[Collection entries]
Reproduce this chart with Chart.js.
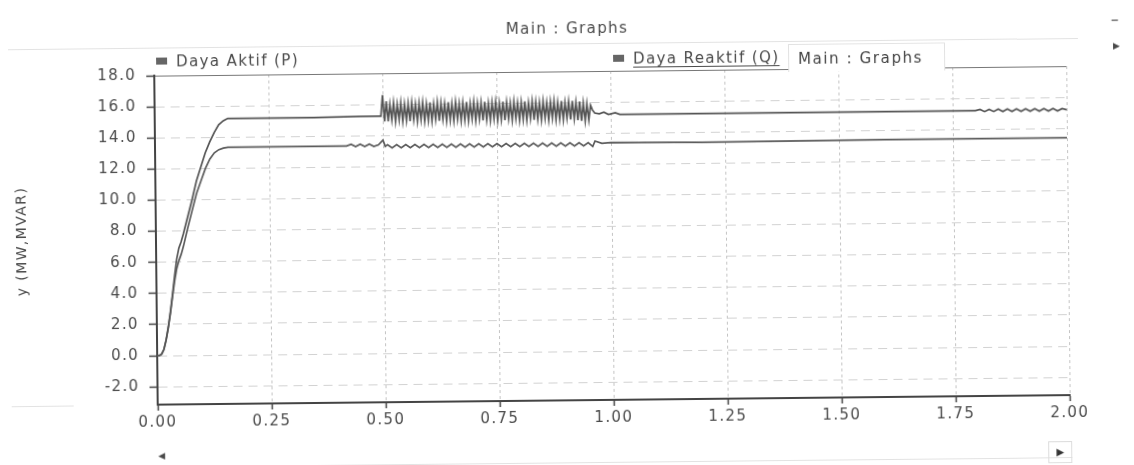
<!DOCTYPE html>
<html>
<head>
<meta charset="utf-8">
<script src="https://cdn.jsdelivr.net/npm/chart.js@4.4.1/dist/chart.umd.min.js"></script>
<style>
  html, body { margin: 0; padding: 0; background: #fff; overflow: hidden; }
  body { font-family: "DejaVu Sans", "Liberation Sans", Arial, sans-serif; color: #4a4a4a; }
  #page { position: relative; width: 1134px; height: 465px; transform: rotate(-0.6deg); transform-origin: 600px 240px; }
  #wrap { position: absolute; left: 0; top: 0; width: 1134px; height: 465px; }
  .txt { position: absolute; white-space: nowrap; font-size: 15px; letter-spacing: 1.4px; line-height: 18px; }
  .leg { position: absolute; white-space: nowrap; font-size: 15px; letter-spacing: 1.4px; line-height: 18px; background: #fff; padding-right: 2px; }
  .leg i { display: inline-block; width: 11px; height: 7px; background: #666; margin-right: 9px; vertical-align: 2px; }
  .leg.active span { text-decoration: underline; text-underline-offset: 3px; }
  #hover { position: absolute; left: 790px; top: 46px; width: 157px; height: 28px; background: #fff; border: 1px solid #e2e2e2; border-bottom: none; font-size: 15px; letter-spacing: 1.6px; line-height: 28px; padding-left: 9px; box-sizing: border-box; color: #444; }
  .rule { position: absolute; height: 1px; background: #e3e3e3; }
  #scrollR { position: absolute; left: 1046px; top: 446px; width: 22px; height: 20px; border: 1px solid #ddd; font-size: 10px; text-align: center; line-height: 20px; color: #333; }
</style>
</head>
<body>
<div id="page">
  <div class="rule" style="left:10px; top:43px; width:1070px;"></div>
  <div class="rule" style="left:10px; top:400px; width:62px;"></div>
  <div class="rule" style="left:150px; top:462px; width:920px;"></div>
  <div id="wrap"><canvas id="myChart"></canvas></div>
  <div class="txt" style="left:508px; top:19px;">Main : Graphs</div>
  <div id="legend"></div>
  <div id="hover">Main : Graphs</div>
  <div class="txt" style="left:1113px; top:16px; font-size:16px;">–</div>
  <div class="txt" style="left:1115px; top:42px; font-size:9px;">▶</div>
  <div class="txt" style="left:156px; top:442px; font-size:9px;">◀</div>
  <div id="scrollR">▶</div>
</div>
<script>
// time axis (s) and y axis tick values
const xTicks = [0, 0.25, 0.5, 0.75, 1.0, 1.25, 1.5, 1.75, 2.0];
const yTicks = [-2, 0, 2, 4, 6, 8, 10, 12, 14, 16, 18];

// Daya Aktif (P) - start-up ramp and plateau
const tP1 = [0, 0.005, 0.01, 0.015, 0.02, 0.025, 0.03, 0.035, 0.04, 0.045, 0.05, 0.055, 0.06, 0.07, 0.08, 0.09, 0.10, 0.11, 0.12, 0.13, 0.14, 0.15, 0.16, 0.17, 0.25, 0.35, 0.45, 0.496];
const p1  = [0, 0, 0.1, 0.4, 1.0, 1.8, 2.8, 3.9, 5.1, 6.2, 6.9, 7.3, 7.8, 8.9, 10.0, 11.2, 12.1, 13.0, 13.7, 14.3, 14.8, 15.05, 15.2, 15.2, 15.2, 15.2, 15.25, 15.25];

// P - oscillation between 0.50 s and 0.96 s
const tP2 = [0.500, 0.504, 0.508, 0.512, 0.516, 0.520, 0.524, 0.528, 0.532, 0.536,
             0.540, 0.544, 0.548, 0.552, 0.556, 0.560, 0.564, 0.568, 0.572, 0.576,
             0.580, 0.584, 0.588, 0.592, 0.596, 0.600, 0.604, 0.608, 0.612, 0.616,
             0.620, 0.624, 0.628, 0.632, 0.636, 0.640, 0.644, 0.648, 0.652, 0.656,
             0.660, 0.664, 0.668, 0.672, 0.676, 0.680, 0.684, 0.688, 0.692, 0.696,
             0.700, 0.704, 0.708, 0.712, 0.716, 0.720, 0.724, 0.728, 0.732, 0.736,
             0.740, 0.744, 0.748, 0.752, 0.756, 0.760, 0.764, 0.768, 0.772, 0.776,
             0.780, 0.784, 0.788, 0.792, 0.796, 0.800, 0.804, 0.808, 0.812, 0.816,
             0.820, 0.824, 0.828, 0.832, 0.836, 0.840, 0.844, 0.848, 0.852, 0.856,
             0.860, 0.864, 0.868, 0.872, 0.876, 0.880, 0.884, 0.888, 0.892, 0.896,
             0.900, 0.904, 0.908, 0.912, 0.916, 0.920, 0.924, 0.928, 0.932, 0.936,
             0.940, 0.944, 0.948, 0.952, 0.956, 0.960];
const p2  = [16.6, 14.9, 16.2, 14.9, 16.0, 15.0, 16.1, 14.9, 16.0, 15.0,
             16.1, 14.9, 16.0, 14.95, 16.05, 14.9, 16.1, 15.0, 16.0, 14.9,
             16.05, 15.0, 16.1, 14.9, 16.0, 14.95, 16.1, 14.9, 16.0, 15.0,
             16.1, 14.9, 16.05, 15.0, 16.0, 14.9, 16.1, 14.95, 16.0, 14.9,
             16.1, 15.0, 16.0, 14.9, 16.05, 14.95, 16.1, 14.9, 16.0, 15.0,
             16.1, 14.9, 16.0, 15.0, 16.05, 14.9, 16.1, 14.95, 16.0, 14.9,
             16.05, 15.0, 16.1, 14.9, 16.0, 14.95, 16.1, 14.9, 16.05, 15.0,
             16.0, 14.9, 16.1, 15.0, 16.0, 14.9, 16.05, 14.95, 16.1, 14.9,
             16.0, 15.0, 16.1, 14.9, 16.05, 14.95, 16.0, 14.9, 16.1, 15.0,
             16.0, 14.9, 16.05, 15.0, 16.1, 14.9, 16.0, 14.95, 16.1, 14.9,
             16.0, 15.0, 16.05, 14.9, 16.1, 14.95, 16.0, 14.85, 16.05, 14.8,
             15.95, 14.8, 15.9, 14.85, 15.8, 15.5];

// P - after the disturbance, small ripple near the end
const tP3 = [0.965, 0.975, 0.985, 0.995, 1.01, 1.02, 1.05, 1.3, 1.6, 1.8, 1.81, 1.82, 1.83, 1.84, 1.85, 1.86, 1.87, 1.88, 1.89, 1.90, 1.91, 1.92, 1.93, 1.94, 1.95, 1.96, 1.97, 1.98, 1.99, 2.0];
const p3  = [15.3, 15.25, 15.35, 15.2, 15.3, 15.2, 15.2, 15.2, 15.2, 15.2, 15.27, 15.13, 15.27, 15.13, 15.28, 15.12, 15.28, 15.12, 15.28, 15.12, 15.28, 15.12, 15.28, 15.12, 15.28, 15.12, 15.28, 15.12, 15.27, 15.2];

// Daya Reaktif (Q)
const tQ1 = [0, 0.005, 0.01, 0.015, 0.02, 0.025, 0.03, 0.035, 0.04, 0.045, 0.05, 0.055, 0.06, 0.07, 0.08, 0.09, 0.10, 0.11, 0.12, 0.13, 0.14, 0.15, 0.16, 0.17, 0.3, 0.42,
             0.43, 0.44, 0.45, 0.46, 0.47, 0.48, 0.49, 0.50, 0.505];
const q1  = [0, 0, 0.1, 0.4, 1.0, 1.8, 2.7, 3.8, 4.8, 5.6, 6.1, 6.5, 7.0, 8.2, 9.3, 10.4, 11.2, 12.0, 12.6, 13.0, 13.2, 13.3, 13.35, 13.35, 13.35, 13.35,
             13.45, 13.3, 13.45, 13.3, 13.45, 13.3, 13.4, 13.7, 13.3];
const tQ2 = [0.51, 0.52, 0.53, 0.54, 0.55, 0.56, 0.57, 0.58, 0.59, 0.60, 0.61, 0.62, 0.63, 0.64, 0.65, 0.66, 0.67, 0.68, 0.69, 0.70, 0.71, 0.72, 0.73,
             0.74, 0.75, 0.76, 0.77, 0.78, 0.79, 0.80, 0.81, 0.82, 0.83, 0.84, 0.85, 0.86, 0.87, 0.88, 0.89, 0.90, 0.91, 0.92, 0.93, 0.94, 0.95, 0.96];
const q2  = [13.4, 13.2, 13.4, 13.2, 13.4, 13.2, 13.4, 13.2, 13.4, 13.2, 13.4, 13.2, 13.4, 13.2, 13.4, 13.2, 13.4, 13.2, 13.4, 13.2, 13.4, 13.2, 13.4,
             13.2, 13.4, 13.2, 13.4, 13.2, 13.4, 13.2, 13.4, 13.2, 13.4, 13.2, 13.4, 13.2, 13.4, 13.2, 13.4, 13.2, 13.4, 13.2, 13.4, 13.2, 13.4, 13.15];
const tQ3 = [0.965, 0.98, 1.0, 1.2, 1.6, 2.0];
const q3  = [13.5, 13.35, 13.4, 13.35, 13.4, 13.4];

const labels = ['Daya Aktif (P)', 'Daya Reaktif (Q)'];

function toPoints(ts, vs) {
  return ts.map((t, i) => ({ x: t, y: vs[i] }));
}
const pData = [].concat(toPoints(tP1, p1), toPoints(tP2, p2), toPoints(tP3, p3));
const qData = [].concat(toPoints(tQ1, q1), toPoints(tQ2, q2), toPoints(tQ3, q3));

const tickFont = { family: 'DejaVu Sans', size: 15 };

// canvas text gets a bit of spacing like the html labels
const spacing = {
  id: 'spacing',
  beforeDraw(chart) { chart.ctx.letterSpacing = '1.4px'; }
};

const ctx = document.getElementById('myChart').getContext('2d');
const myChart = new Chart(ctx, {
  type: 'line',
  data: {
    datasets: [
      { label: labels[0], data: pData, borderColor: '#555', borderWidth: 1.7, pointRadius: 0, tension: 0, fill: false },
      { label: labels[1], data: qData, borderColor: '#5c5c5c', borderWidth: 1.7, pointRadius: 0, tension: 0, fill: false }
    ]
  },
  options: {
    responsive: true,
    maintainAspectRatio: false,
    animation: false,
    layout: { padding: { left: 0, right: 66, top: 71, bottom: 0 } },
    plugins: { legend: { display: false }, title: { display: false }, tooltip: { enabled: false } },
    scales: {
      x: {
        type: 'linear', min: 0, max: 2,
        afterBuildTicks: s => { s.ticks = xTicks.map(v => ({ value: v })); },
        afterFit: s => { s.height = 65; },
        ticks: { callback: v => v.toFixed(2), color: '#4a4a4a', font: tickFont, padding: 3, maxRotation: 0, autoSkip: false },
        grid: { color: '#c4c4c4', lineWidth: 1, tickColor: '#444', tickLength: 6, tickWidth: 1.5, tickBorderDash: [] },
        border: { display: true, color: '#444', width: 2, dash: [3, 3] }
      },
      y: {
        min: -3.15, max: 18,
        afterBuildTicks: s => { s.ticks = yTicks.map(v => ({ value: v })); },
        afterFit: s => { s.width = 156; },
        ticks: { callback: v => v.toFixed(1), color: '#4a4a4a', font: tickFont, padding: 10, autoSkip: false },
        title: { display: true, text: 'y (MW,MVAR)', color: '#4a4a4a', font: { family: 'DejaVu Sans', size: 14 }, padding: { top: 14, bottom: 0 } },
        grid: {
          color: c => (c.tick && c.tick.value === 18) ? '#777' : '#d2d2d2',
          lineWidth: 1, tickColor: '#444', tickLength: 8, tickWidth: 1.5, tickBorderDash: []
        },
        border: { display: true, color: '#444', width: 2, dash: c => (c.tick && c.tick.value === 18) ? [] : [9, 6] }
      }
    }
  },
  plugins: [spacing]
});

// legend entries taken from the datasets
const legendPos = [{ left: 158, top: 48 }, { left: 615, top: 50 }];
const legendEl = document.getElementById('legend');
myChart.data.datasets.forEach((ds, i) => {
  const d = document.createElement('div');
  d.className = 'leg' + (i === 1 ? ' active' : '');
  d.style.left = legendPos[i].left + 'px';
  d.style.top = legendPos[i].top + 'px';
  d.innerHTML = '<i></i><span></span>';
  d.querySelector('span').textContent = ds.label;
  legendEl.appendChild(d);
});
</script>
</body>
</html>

==

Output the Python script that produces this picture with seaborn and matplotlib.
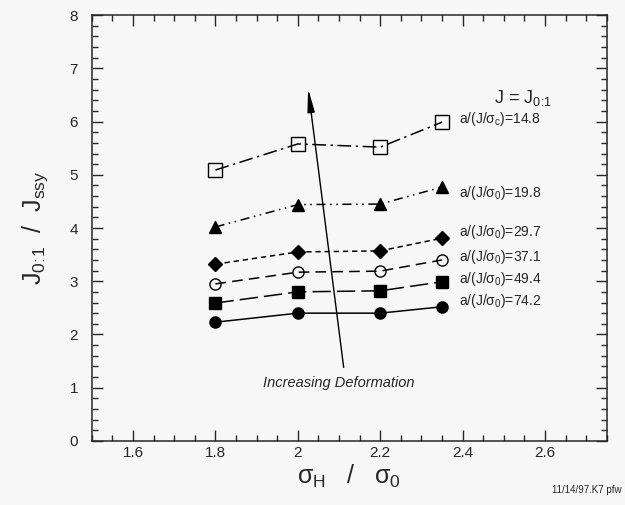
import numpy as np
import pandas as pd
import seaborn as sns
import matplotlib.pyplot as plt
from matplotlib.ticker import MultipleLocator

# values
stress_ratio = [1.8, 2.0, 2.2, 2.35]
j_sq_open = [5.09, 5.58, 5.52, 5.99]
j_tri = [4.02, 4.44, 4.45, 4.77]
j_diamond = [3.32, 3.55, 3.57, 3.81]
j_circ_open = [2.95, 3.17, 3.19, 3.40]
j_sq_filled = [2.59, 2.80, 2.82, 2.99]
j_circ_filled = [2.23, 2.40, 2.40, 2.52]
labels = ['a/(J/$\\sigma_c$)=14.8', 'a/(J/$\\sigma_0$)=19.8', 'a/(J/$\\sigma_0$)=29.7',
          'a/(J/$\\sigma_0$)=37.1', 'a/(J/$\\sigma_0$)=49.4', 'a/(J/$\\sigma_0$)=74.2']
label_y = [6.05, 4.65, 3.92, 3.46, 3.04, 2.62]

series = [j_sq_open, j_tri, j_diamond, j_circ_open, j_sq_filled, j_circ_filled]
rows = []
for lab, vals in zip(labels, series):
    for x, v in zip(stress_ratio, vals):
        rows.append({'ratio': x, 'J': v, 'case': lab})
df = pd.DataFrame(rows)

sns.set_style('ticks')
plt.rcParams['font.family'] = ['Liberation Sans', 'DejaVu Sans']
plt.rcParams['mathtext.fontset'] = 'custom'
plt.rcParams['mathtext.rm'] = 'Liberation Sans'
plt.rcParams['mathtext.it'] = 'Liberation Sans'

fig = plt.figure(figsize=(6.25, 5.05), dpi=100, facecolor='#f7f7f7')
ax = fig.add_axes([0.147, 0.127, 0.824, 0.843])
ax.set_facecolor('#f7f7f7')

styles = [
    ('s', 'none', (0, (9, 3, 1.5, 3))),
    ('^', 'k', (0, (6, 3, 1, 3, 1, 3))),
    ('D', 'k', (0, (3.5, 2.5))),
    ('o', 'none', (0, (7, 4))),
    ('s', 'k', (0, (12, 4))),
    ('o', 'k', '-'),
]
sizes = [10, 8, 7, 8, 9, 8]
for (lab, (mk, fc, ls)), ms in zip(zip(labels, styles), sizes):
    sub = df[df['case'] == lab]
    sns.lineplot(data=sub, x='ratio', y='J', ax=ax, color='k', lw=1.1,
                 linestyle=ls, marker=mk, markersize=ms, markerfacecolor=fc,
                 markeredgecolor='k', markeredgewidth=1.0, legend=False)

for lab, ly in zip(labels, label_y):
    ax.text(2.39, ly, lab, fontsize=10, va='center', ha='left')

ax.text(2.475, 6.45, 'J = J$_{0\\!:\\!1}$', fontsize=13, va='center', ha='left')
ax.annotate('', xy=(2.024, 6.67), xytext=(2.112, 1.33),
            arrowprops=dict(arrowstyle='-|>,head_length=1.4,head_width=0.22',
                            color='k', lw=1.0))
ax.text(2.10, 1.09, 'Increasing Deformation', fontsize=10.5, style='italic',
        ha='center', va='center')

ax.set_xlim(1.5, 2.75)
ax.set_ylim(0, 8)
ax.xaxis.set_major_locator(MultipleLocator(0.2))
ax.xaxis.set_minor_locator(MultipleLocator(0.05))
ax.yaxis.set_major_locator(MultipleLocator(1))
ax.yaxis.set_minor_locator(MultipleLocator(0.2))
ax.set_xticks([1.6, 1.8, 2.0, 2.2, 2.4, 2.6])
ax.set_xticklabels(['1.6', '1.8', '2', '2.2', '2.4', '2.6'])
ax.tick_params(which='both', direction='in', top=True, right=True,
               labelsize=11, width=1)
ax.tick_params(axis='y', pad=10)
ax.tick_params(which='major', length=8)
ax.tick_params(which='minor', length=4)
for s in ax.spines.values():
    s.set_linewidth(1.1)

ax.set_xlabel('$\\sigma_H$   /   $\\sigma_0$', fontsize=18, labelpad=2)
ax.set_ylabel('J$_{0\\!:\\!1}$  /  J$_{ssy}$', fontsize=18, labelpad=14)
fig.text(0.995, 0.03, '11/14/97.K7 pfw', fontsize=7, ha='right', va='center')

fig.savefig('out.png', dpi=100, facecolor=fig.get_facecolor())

[PROBLEM STATEMENT]: Begin with the line that contains "Output the Python" and end with the line that contains "markeredgecolor='k', markeredgewidth=1.0, legend=False)"; write out both and all lines between exactly, but no pictures.

[SOLUTION TO THE PROBLEM]:
Output the Python script that produces this picture with seaborn and matplotlib.
import numpy as np
import pandas as pd
import seaborn as sns
import matplotlib.pyplot as plt
from matplotlib.ticker import MultipleLocator

# values
stress_ratio = [1.8, 2.0, 2.2, 2.35]
j_sq_open = [5.09, 5.58, 5.52, 5.99]
j_tri = [4.02, 4.44, 4.45, 4.77]
j_diamond = [3.32, 3.55, 3.57, 3.81]
j_circ_open = [2.95, 3.17, 3.19, 3.40]
j_sq_filled = [2.59, 2.80, 2.82, 2.99]
j_circ_filled = [2.23, 2.40, 2.40, 2.52]
labels = ['a/(J/$\\sigma_c$)=14.8', 'a/(J/$\\sigma_0$)=19.8', 'a/(J/$\\sigma_0$)=29.7',
          'a/(J/$\\sigma_0$)=37.1', 'a/(J/$\\sigma_0$)=49.4', 'a/(J/$\\sigma_0$)=74.2']
label_y = [6.05, 4.65, 3.92, 3.46, 3.04, 2.62]

series = [j_sq_open, j_tri, j_diamond, j_circ_open, j_sq_filled, j_circ_filled]
rows = []
for lab, vals in zip(labels, series):
    for x, v in zip(stress_ratio, vals):
        rows.append({'ratio': x, 'J': v, 'case': lab})
df = pd.DataFrame(rows)

sns.set_style('ticks')
plt.rcParams['font.family'] = ['Liberation Sans', 'DejaVu Sans']
plt.rcParams['mathtext.fontset'] = 'custom'
plt.rcParams['mathtext.rm'] = 'Liberation Sans'
plt.rcParams['mathtext.it'] = 'Liberation Sans'

fig = plt.figure(figsize=(6.25, 5.05), dpi=100, facecolor='#f7f7f7')
ax = fig.add_axes([0.147, 0.127, 0.824, 0.843])
ax.set_facecolor('#f7f7f7')

styles = [
    ('s', 'none', (0, (9, 3, 1.5, 3))),
    ('^', 'k', (0, (6, 3, 1, 3, 1, 3))),
    ('D', 'k', (0, (3.5, 2.5))),
    ('o', 'none', (0, (7, 4))),
    ('s', 'k', (0, (12, 4))),
    ('o', 'k', '-'),
]
sizes = [10, 8, 7, 8, 9, 8]
for (lab, (mk, fc, ls)), ms in zip(zip(labels, styles), sizes):
    sub = df[df['case'] == lab]
    sns.lineplot(data=sub, x='ratio', y='J', ax=ax, color='k', lw=1.1,
                 linestyle=ls, marker=mk, markersize=ms, markerfacecolor=fc,
                 markeredgecolor='k', markeredgewidth=1.0, legend=False)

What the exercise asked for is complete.